■ SHORT TASK
Retype the lines beneath this one, from the first through the line containing "const totals = years.map((_, j)". Pictures are left out.

■ AVAILABLE DATA

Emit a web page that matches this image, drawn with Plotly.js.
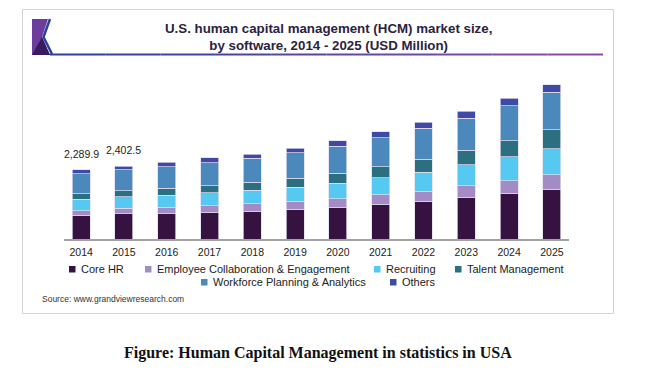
<!DOCTYPE html>
<html>
<head>
<meta charset="utf-8">
<script src="https://cdn.plot.ly/plotly-3.0.1.min.js"></script>
<style>
html,body{margin:0;padding:0;background:#fff;}
#chart{width:652px;height:379px;}
</style>
</head>
<body>
<div id="chart"></div>
<script>
const years = ['2014','2015','2016','2017','2018','2019','2020','2021','2022','2023','2024','2025'];
const seriesNames = ['Core HR','Employee Collaboration & Engagement','Recruiting','Talent Management','Workforce Planning & Analytics','Others'];
const coreHR      = [793, 835, 838, 884, 927, 993, 1059, 1149, 1258, 1380, 1513, 1645];
const employee    = [142, 178, 222, 222, 242, 255, 275, 321, 331, 387, 420, 487];
const recruiting  = [386, 390, 397, 420, 440, 473, 520, 553, 629, 685, 784, 861];
const talent      = [175, 200, 222, 242, 265, 298, 331, 364, 430, 487, 530, 619];
const workforce   = [661, 691, 718, 751, 804, 837, 894, 970, 1016, 1069, 1168, 1248];
const others      = [132.9, 108.5, 142, 166, 132, 156, 175, 189, 209, 222, 242, 255];
const labelYears  = ['2014','2015'];
const labelValues = ['2,289.9','2,402.5'];
const colors = ['#35123f','#a38cc6','#56c9f2','#2c6f80','#4b88bc','#3f4aa6'];

const seriesData = [coreHR, employee, recruiting, talent, workforce, others];

const L = 64, R = 83, T = 79, B = 140, W = 652, H = 379;
const pw = W - L - R, ph = H - T - B;
const px = x => (x - L) / pw;
const py = y => (H - B - y) / ph;

const traces = seriesData.map((vals, i) => ({
  type: 'bar', x: years, y: vals, name: seriesNames[i],
  marker: {color: colors[i], line: {color: 'rgba(225,220,238,0.9)', width: 0.8}},
  hoverinfo: 'skip'
}));

const totals = years.map((_, j) => seriesData.reduce((s, arr) => s + arr[j], 0));

const annotations = [];
labelYears.forEach((yr, k) => {
  const j = years.indexOf(yr);
  annotations.push({x: j, y: totals[j], xref: 'x', yref: 'y', text: labelValues[k],
    showarrow: false, yanchor: 'bottom', yshift: 8,
    font: {family: 'Liberation Sans, Arial', size: 10.5, color: '#222'}});
});

// title
annotations.push({xref: 'paper', yref: 'paper', x: px(328), y: py(36.5), xanchor: 'center', yanchor: 'middle',
  text: '<b>U.S. human capital management (HCM) market size,<br>by software, 2014 - 2025 (USD Million)</b>',
  showarrow: false, align: 'center',
  font: {family: 'Liberation Sans, Arial', size: 13.3, color: '#2a2340'}});

// legend (custom layout)
const legendPos = [
  {mx: 69, y: 269}, {mx: 145, y: 269}, {mx: 374, y: 269}, {mx: 455, y: 269},
  {mx: 201, y: 282}, {mx: 390, y: 282}
];
const shapes = [];
seriesNames.forEach((nm, i) => {
  const p = legendPos[i];
  shapes.push({type: 'rect', xref: 'paper', yref: 'paper', x0: px(p.mx), x1: px(p.mx + 6.5),
    y0: py(p.y + 3.5), y1: py(p.y - 3), fillcolor: colors[i], line: {width: 0}});
  annotations.push({xref: 'paper', yref: 'paper', x: px(p.mx + 9.5), y: py(p.y), xanchor: 'left', yanchor: 'middle',
    text: nm, showarrow: false, font: {family: 'Liberation Sans, Arial', size: 11, color: '#222'}});
});

// source
annotations.push({xref: 'paper', yref: 'paper', x: px(40), y: py(299), xanchor: 'left', yanchor: 'middle',
  text: 'Source: www.grandviewresearch.com', showarrow: false,
  font: {family: 'Liberation Sans, Arial', size: 8.5, color: '#333'}});

// caption
annotations.push({xref: 'paper', yref: 'paper', x: px(318), y: py(353), xanchor: 'center', yanchor: 'middle',
  text: '<b>Figure: Human Capital Management in statistics in USA</b>', showarrow: false,
  font: {family: 'Liberation Serif, Times New Roman', size: 16, color: '#111'}});

// card border
shapes.push({type: 'rect', xref: 'paper', yref: 'paper', x0: px(22.5), x1: px(613.5), y0: py(313.5), y1: py(9.5),
  line: {color: '#d4d4d4', width: 1}, fillcolor: 'rgba(0,0,0,0)', layer: 'below'});

// logo
shapes.push({type: 'path', xref: 'paper', yref: 'paper',
  path: `M ${px(32)} ${py(19)} L ${px(48)} ${py(19)} L ${px(42)} ${py(37)} L ${px(50)} ${py(55)} L ${px(32)} ${py(55)} Z`,
  fillcolor: '#6d3d9e', line: {width: 0}});
shapes.push({type: 'path', xref: 'paper', yref: 'paper',
  path: `M ${px(32)} ${py(55)} L ${px(42)} ${py(37)} L ${px(50)} ${py(55)} Z`,
  fillcolor: '#3a1c5e', line: {width: 0}});
shapes.push({type: 'path', xref: 'paper', yref: 'paper',
  path: `M ${px(50)} ${py(19)} L ${px(43.5)} ${py(37)} L ${px(52)} ${py(54)}`,
  line: {color: '#2d3fa3', width: 2.5}});

// underline gradient (blue -> purple)
const segs = 10;
for (let k = 0; k < segs; k++) {
  const x0 = 50 + (603 - 50) * k / segs, x1 = 50 + (603 - 50) * (k + 1) / segs;
  const t = k / (segs - 1);
  const r = Math.round(45 + t * (140 - 45)), g = Math.round(63 + t * (75 - 63)), b = Math.round(163 + t * (176 - 163));
  shapes.push({type: 'line', xref: 'paper', yref: 'paper', x0: px(x0), x1: px(x1), y0: py(54.5), y1: py(54.5),
    line: {color: `rgb(${r},${g},${b})`, width: 2}});
}

const layout = {
  width: W, height: H,
  margin: {l: L, r: R, t: T, b: B, pad: 0},
  paper_bgcolor: '#fff', plot_bgcolor: '#fff',
  barmode: 'stack', bargap: 0.58,
  showlegend: false,
  xaxis: {type: 'category', range: [-0.4, 11.4], showline: true, linecolor: '#a3a3a3', linewidth: 2,
    ticks: '', showgrid: false, zeroline: false, fixedrange: true,
    tickfont: {family: 'Liberation Sans, Arial', size: 10.5, color: '#222'}, ticklabelstandoff: 2},
  yaxis: {range: [0, 5300], visible: true, showticklabels: false, ticks: '', showline: false,
    showgrid: false, zeroline: false, fixedrange: true},
  annotations: annotations,
  shapes: shapes
};

Plotly.newPlot('chart', traces, layout, {displayModeBar: false, staticPlot: true});
</script>
</body>
</html>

■ SOLUTION BELOW
Emit a web page that matches this image, drawn with Plotly.js.
<!DOCTYPE html>
<html>
<head>
<meta charset="utf-8">
<script src="https://cdn.plot.ly/plotly-3.0.1.min.js"></script>
<style>
html,body{margin:0;padding:0;background:#fff;}
#chart{width:652px;height:379px;}
</style>
</head>
<body>
<div id="chart"></div>
<script>
const years = ['2014','2015','2016','2017','2018','2019','2020','2021','2022','2023','2024','2025'];
const seriesNames = ['Core HR','Employee Collaboration & Engagement','Recruiting','Talent Management','Workforce Planning & Analytics','Others'];
const coreHR      = [793, 835, 838, 884, 927, 993, 1059, 1149, 1258, 1380, 1513, 1645];
const employee    = [142, 178, 222, 222, 242, 255, 275, 321, 331, 387, 420, 487];
const recruiting  = [386, 390, 397, 420, 440, 473, 520, 553, 629, 685, 784, 861];
const talent      = [175, 200, 222, 242, 265, 298, 331, 364, 430, 487, 530, 619];
const workforce   = [661, 691, 718, 751, 804, 837, 894, 970, 1016, 1069, 1168, 1248];
const others      = [132.9, 108.5, 142, 166, 132, 156, 175, 189, 209, 222, 242, 255];
const labelYears  = ['2014','2015'];
const labelValues = ['2,289.9','2,402.5'];
const colors = ['#35123f','#a38cc6','#56c9f2','#2c6f80','#4b88bc','#3f4aa6'];

const seriesData = [coreHR, employee, recruiting, talent, workforce, others];

const L = 64, R = 83, T = 79, B = 140, W = 652, H = 379;
const pw = W - L - R, ph = H - T - B;
const px = x => (x - L) / pw;
const py = y => (H - B - y) / ph;

const traces = seriesData.map((vals, i) => ({
  type: 'bar', x: years, y: vals, name: seriesNames[i],
  marker: {color: colors[i], line: {color: 'rgba(225,220,238,0.9)', width: 0.8}},
  hoverinfo: 'skip'
}));

const totals = years.map((_, j) => seriesData.reduce((s, arr) => s + arr[j], 0));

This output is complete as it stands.